* Aim of the task: Filter the records for lines holding the string "this".

* Information shown:
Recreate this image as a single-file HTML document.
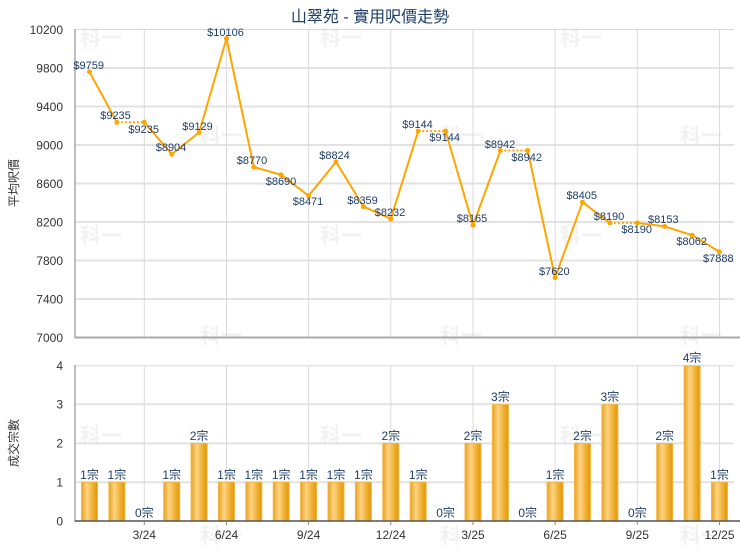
<!DOCTYPE html>
<html><head><meta charset="utf-8"><style>
html,body{margin:0;padding:0;background:#fff;}
svg{display:block;}
text{font-family:"Liberation Sans","Noto Sans CJK TC",sans-serif;}
</style></head><body>
<svg width="740" height="550" viewBox="0 0 740 550" xmlns="http://www.w3.org/2000/svg">
<defs>
<linearGradient id="bg" x1="0" x2="1" y1="0" y2="0">
<stop offset="0" stop-color="#e9a11e"/>
<stop offset="0.35" stop-color="#fdd484"/>
<stop offset="0.7" stop-color="#f0b134"/>
<stop offset="1" stop-color="#e29508"/>
</linearGradient>
</defs>
<rect width="740" height="550" fill="#fff"/>
<!-- watermarks -->
<g font-size="21" font-weight="bold" fill="#f2f2f2" style="font-family:'Noto Sans CJK TC',sans-serif">
<text x="80" y="45">科一</text><text x="320" y="45">科一</text><text x="560" y="45">科一</text>
<text x="200" y="143">科一</text><text x="440" y="143">科一</text><text x="680" y="143">科一</text>
<text x="80" y="243">科一</text><text x="320" y="243">科一</text><text x="560" y="243">科一</text>
<text x="200" y="343">科一</text><text x="440" y="343">科一</text><text x="680" y="343">科一</text>
<text x="80" y="443">科一</text><text x="320" y="443">科一</text><text x="560" y="443">科一</text>
<text x="200" y="543">科一</text><text x="440" y="543">科一</text><text x="680" y="543">科一</text>
</g>
<!-- title -->
<text x="370" y="22" text-anchor="middle" font-size="16" fill="#1f3f66">山翠苑 - 實用呎價走勢</text>

<!-- top grid -->
<g stroke="#e2e2e2" stroke-width="2">
<line x1="75" y1="68" x2="734" y2="68"/>
<line x1="75" y1="106.5" x2="734" y2="106.5"/>
<line x1="75" y1="145" x2="734" y2="145"/>
<line x1="75" y1="183.5" x2="734" y2="183.5"/>
<line x1="75" y1="222" x2="734" y2="222"/>
<line x1="75" y1="260.5" x2="734" y2="260.5"/>
<line x1="75" y1="299" x2="734" y2="299"/>
</g>
<line x1="75" y1="29.5" x2="734" y2="29.5" stroke="#d8d8d8" stroke-width="1"/>
<g stroke="#dadada" stroke-width="1">
<line x1="144.3" y1="29.5" x2="144.3" y2="337"/>
<line x1="226.5" y1="29.5" x2="226.5" y2="337"/>
<line x1="308.6" y1="29.5" x2="308.6" y2="337"/>
<line x1="390.8" y1="29.5" x2="390.8" y2="337"/>
<line x1="473" y1="29.5" x2="473" y2="337"/>
<line x1="555.1" y1="29.5" x2="555.1" y2="337"/>
<line x1="637.3" y1="29.5" x2="637.3" y2="337"/>
<line x1="719.5" y1="29.5" x2="719.5" y2="337"/>
</g>
<line x1="75" y1="29" x2="75" y2="338" stroke="#a8a8a8" stroke-width="1.5"/>
<line x1="75" y1="337.5" x2="740" y2="337.5" stroke="#aaaaaa" stroke-width="2"/>

<!-- top y labels -->
<g font-size="12" fill="#333" text-anchor="end">
<text x="63" y="34">10200</text>
<text x="63" y="72.5">9800</text>
<text x="63" y="111">9400</text>
<text x="63" y="149.5">9000</text>
<text x="63" y="188">8600</text>
<text x="63" y="226.5">8200</text>
<text x="63" y="265">7800</text>
<text x="63" y="303.5">7400</text>
<text x="63" y="342">7000</text>
</g>
<text transform="translate(18,183) rotate(-90)" text-anchor="middle" font-size="12" fill="#333">平均呎價</text>

<!-- line series -->
<g fill="none" stroke="#ffa500" stroke-width="2" stroke-linejoin="round">
<polyline points="89.5,71.9 116.9,122.3"/>
<polyline points="144.3,122.3 171.7,154.2 199.1,132.5 226.5,38.5 253.8,167.1 281.2,174.8 308.6,195.8 336,161.9 363.4,206.6 390.8,218.8 418.2,131.1"/>
<polyline points="445.6,131.1 473,225.3 500.4,150.5"/>
<polyline points="527.7,150.5 555.1,277.7 582.5,202.2 609.9,222.9"/>
<polyline points="637.3,222.9 664.7,226.4 692.1,235.2 719.5,251.9"/>
</g>
<g fill="none" stroke="#ffa500" stroke-width="2" stroke-dasharray="2,2">
<line x1="116.9" y1="122.3" x2="144.3" y2="122.3"/>
<line x1="418.2" y1="131.1" x2="445.6" y2="131.1"/>
<line x1="500.4" y1="150.5" x2="527.7" y2="150.5"/>
<line x1="609.9" y1="222.9" x2="637.3" y2="222.9"/>
</g>
<g fill="#ffa500">
<circle cx="89.5" cy="71.9" r="2.5"/><circle cx="116.9" cy="122.3" r="2.5"/><circle cx="144.3" cy="122.3" r="2.5"/>
<circle cx="171.7" cy="154.2" r="2.5"/><circle cx="199.1" cy="132.5" r="2.5"/><circle cx="226.5" cy="38.5" r="2.5"/>
<circle cx="253.8" cy="167.1" r="2.5"/><circle cx="281.2" cy="174.8" r="2.5"/><circle cx="308.6" cy="195.8" r="2.5"/>
<circle cx="336" cy="161.9" r="2.5"/><circle cx="363.4" cy="206.6" r="2.5"/><circle cx="390.8" cy="218.8" r="2.5"/>
<circle cx="418.2" cy="131.1" r="2.5"/><circle cx="445.6" cy="131.1" r="2.5"/><circle cx="473" cy="225.3" r="2.5"/>
<circle cx="500.4" cy="150.5" r="2.5"/><circle cx="527.7" cy="150.5" r="2.5"/><circle cx="555.1" cy="277.7" r="2.5"/>
<circle cx="582.5" cy="202.2" r="2.5"/><circle cx="609.9" cy="222.9" r="2.5"/><circle cx="637.3" cy="222.9" r="2.5"/>
<circle cx="664.7" cy="226.4" r="2.5"/><circle cx="692.1" cy="235.2" r="2.5"/><circle cx="719.5" cy="251.9" r="2.5"/>
</g>
<!-- point labels -->
<g font-size="11" fill="#1f3f66" text-anchor="middle">
<text x="88.7" y="69">$9759</text>
<text x="115.5" y="119">$9235</text>
<text x="143.7" y="133">$9235</text>
<text x="171" y="151">$8904</text>
<text x="197.5" y="130">$9129</text>
<text x="225.5" y="36">$10106</text>
<text x="252" y="164">$8770</text>
<text x="281" y="185">$8690</text>
<text x="308" y="205">$8471</text>
<text x="334.5" y="159">$8824</text>
<text x="362.5" y="204">$8359</text>
<text x="390" y="216">$8232</text>
<text x="417.5" y="128">$9144</text>
<text x="444.7" y="141">$9144</text>
<text x="472" y="222">$8165</text>
<text x="500" y="148">$8942</text>
<text x="526.7" y="161">$8942</text>
<text x="554.3" y="275">$7620</text>
<text x="581.7" y="199">$8405</text>
<text x="609" y="220">$8190</text>
<text x="636.7" y="233">$8190</text>
<text x="663.3" y="223">$8153</text>
<text x="691.7" y="245">$8062</text>
<text x="718.3" y="262">$7888</text>
</g>

<!-- bottom chart grid -->
<g stroke="#e2e2e2" stroke-width="2">
<line x1="75" y1="404.2" x2="734" y2="404.2"/>
<line x1="75" y1="443.4" x2="734" y2="443.4"/>
<line x1="75" y1="482.2" x2="734" y2="482.2"/>
</g>
<line x1="75" y1="365.8" x2="734" y2="365.8" stroke="#d8d8d8" stroke-width="1"/>
<g stroke="#dadada" stroke-width="1">
<line x1="144.3" y1="365.8" x2="144.3" y2="521"/>
<line x1="226.5" y1="365.8" x2="226.5" y2="521"/>
<line x1="308.6" y1="365.8" x2="308.6" y2="521"/>
<line x1="390.8" y1="365.8" x2="390.8" y2="521"/>
<line x1="473" y1="365.8" x2="473" y2="521"/>
<line x1="555.1" y1="365.8" x2="555.1" y2="521"/>
<line x1="637.3" y1="365.8" x2="637.3" y2="521"/>
<line x1="719.5" y1="365.8" x2="719.5" y2="521"/>
</g>
<line x1="75" y1="365" x2="75" y2="522" stroke="#a8a8a8" stroke-width="1.5"/>

<!-- bars -->
<g fill="url(#bg)" stroke="#f3b640" stroke-width="1">
<rect x="81.5" y="482.2" width="16" height="38.8"/>
<rect x="108.9" y="482.2" width="16" height="38.8"/>
<rect x="163.7" y="482.2" width="16" height="38.8"/>
<rect x="191.1" y="443.4" width="16" height="77.6"/>
<rect x="218.5" y="482.2" width="16" height="38.8"/>
<rect x="245.8" y="482.2" width="16" height="38.8"/>
<rect x="273.2" y="482.2" width="16" height="38.8"/>
<rect x="300.6" y="482.2" width="16" height="38.8"/>
<rect x="328" y="482.2" width="16" height="38.8"/>
<rect x="355.4" y="482.2" width="16" height="38.8"/>
<rect x="382.8" y="443.4" width="16" height="77.6"/>
<rect x="410.2" y="482.2" width="16" height="38.8"/>
<rect x="465" y="443.4" width="16" height="77.6"/>
<rect x="492.4" y="404.6" width="16" height="116.4"/>
<rect x="547.1" y="482.2" width="16" height="38.8"/>
<rect x="574.5" y="443.4" width="16" height="77.6"/>
<rect x="601.9" y="404.6" width="16" height="116.4"/>
<rect x="656.7" y="443.4" width="16" height="77.6"/>
<rect x="684.1" y="365.8" width="16" height="155.2"/>
<rect x="711.5" y="482.2" width="16" height="38.8"/>
</g>
<line x1="75" y1="521" x2="740" y2="521" stroke="#555" stroke-width="1.5"/>
<g stroke="#888" stroke-width="1">
<line x1="144.3" y1="521" x2="144.3" y2="525"/>
<line x1="226.5" y1="521" x2="226.5" y2="525"/>
<line x1="308.6" y1="521" x2="308.6" y2="525"/>
<line x1="390.8" y1="521" x2="390.8" y2="525"/>
<line x1="473" y1="521" x2="473" y2="525"/>
<line x1="555.1" y1="521" x2="555.1" y2="525"/>
<line x1="637.3" y1="521" x2="637.3" y2="525"/>
<line x1="719.5" y1="521" x2="719.5" y2="525"/>
</g>
<!-- bar labels -->
<g font-size="12" fill="#1f3f66" text-anchor="middle">
<text x="89.5" y="479">1宗</text>
<text x="116.9" y="479">1宗</text>
<text x="144.3" y="517">0宗</text>
<text x="171.7" y="479">1宗</text>
<text x="199.1" y="440">2宗</text>
<text x="226.5" y="479">1宗</text>
<text x="253.8" y="479">1宗</text>
<text x="281.2" y="479">1宗</text>
<text x="308.6" y="479">1宗</text>
<text x="336" y="479">1宗</text>
<text x="363.4" y="479">1宗</text>
<text x="390.8" y="440">2宗</text>
<text x="418.2" y="479">1宗</text>
<text x="445.6" y="517">0宗</text>
<text x="473" y="440">2宗</text>
<text x="500.4" y="401">3宗</text>
<text x="527.7" y="517">0宗</text>
<text x="555.1" y="479">1宗</text>
<text x="582.5" y="440">2宗</text>
<text x="609.9" y="401">3宗</text>
<text x="637.3" y="517">0宗</text>
<text x="664.7" y="440">2宗</text>
<text x="692.1" y="362">4宗</text>
<text x="719.5" y="479">1宗</text>
</g>
<!-- bottom y labels -->
<g font-size="12" fill="#333" text-anchor="end">
<text x="63" y="370">4</text>
<text x="63" y="408.5">3</text>
<text x="63" y="447.5">2</text>
<text x="63" y="486.5">1</text>
<text x="63" y="525.5">0</text>
</g>
<text transform="translate(18,443) rotate(-90)" text-anchor="middle" font-size="12" fill="#333">成交宗數</text>
<!-- x labels -->
<g font-size="12" fill="#333" text-anchor="middle">
<text x="144.3" y="539">3/24</text>
<text x="226.5" y="539">6/24</text>
<text x="308.6" y="539">9/24</text>
<text x="390.8" y="539">12/24</text>
<text x="473" y="539">3/25</text>
<text x="555.1" y="539">6/25</text>
<text x="637.3" y="539">9/25</text>
<text x="719.5" y="539">12/25</text>
</g>
</svg>
</body></html>
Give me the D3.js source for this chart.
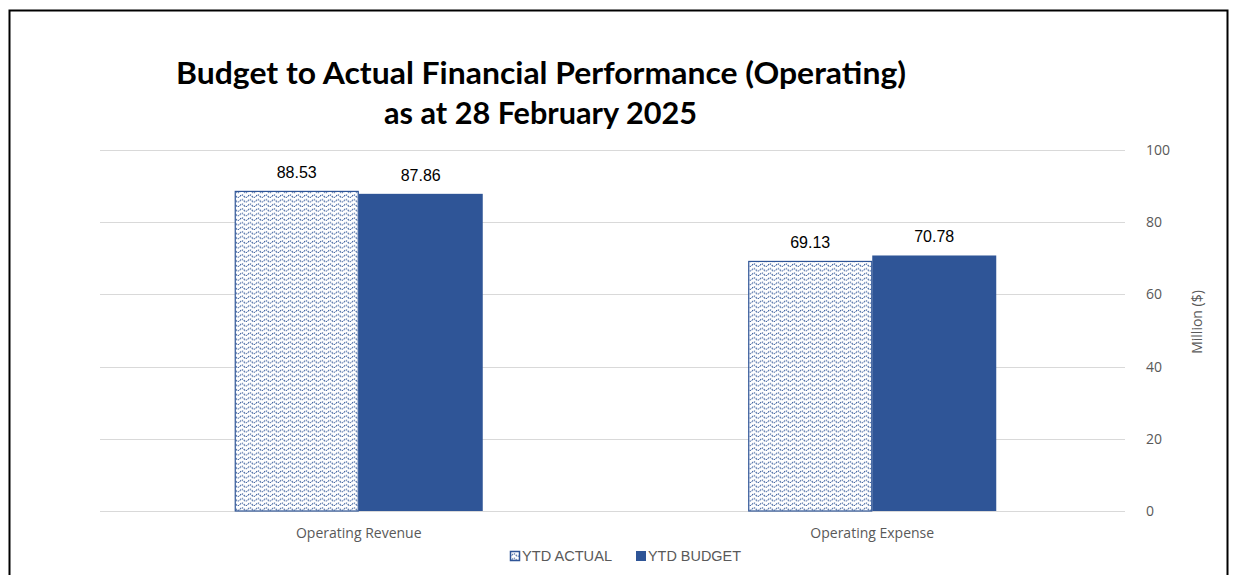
<!DOCTYPE html>
<html>
<head>
<meta charset="utf-8">
<script src="https://cdn.jsdelivr.net/npm/d3@7"></script>
<style>
  body { margin: 0; background: #fff; }
  svg { display: block; font-family: "Open Sans", "Liberation Sans", sans-serif; }
</style>
</head>
<body>
<svg id="chart" width="1233" height="575"></svg>
<script>
const categories = ["Operating Revenue", "Operating Expense"];
const series = ["YTD  ACTUAL", "YTD  BUDGET"];
const actual = [88.53, 69.13];
const budget = [87.86, 70.78];
const yTicks = [0, 20, 40, 60, 80, 100];

const width = 1233, height = 575;
const svg = d3.select("#chart");
const blue = "#2F5597";

// frame
svg.append("rect")
    .attr("x", 9.5).attr("y", 10.5)
    .attr("width", 1218).attr("height", 600)
    .attr("fill", "none").attr("stroke", "#000").attr("stroke-width", 2);

// wavy dashed pattern for actual bars
const defs = svg.append("defs");
const pat = defs.append("pattern")
    .attr("id", "wave")
    .attr("patternUnits", "userSpaceOnUse")
    .attr("width", 8).attr("height", 4.6);
pat.append("rect").attr("width", 8).attr("height", 4.6).attr("fill", "#fff");
pat.append("path")
    .attr("d", "M0,3 Q2,0.6 4,3 T8,3")
    .attr("fill", "none")
    .attr("stroke", blue)
    .attr("stroke-width", 1.1)
    .attr("stroke-dasharray", "1.4,0.8");

const x = d3.scaleBand().domain(categories).range([102, 1129]);
const y = d3.scaleLinear().domain([0, 100]).range([511, 150]);
const barW = 124;

// gridlines
svg.append("g")
    .selectAll("line")
    .data(yTicks)
    .join("line")
    .attr("x1", 100).attr("x2", 1125)
    .attr("y1", d => Math.round(y(d)) + 0.5)
    .attr("y2", d => Math.round(y(d)) + 0.5)
    .attr("stroke", "#d9d9d9").attr("stroke-width", 1);

// right axis labels
svg.append("g")
    .selectAll("text")
    .data(yTicks)
    .join("text")
    .attr("x", 1146)
    .attr("y", d => y(d) + 5)
    .attr("font-size", 14)
    .attr("fill", "#595959")
    .text(d => d);

svg.append("text")
    .attr("transform", "translate(1202,322) rotate(-90)")
    .attr("text-anchor", "middle")
    .attr("font-size", 14)
    .attr("fill", "#595959")
    .text("Million ($)");

const cx = c => x(c) + x.bandwidth() / 2;

// actual bars
svg.append("g")
    .selectAll("rect")
    .data(categories)
    .join("rect")
    .attr("x", d => cx(d) - barW + 0.5)
    .attr("y", (d, i) => y(actual[i]))
    .attr("width", barW - 1)
    .attr("height", (d, i) => y(0) - y(actual[i]))
    .attr("fill", "url(#wave)")
    .attr("stroke", blue).attr("stroke-width", 1.2);

// budget bars
svg.append("g")
    .selectAll("rect")
    .data(categories)
    .join("rect")
    .attr("x", d => cx(d))
    .attr("y", (d, i) => y(budget[i]))
    .attr("width", barW)
    .attr("height", (d, i) => y(0) - y(budget[i]))
    .attr("fill", blue);

// value labels
const labels = svg.append("g")
    .attr("font-family", "Liberation Sans, Arial, sans-serif")
    .attr("font-size", 16).attr("fill", "#000").attr("text-anchor", "middle");
labels.selectAll(".la")
    .data(categories)
    .join("text")
    .attr("class", "la")
    .attr("x", d => cx(d) - barW / 2)
    .attr("y", (d, i) => y(actual[i]) - 13)
    .text((d, i) => actual[i].toFixed(2));
labels.selectAll(".lb")
    .data(categories)
    .join("text")
    .attr("class", "lb")
    .attr("x", d => cx(d) + barW / 2)
    .attr("y", (d, i) => y(budget[i]) - 13)
    .text((d, i) => budget[i].toFixed(2));

// category labels
svg.append("g")
    .selectAll("text")
    .data(categories)
    .join("text")
    .attr("x", d => cx(d))
    .attr("y", 538)
    .attr("text-anchor", "middle")
    .attr("font-size", 14)
    .attr("fill", "#595959")
    .text(d => d);

// title
const title = svg.append("text")
    .attr("font-family", "Lato, sans-serif")
    .attr("font-size", 30)
    .attr("font-weight", "bold")
    .attr("fill", "#000");
title.append("tspan").attr("x", 176).attr("y", 84)
    .attr("textLength", 730).attr("lengthAdjust", "spacingAndGlyphs")
    .text("Budget to Actual Financial Performance (Operating)");
title.append("tspan").attr("x", 384).attr("y", 124)
    .attr("textLength", 313).attr("lengthAdjust", "spacingAndGlyphs")
    .text("as at 28 February 2025");

// legend
const leg = svg.append("g")
    .attr("font-family", "Liberation Sans, Arial, sans-serif")
    .attr("font-size", 14).attr("fill", "#595959");
leg.append("rect").attr("x", 510.5).attr("y", 551.5).attr("width", 9).attr("height", 9)
    .attr("fill", "url(#wave)").attr("stroke", blue).attr("stroke-width", 1.5);
leg.append("text").attr("x", 522).attr("y", 561)
    .attr("textLength", 90).attr("lengthAdjust", "spacingAndGlyphs").text(series[0]);
leg.append("rect").attr("x", 636).attr("y", 551).attr("width", 10).attr("height", 10).attr("fill", blue);
leg.append("text").attr("x", 648).attr("y", 561)
    .attr("textLength", 93).attr("lengthAdjust", "spacingAndGlyphs").text(series[1]);
</script>
</body>
</html>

* Exercise answer:
Recreate this image as a single-file HTML document.
Give me the D3.js source for this chart.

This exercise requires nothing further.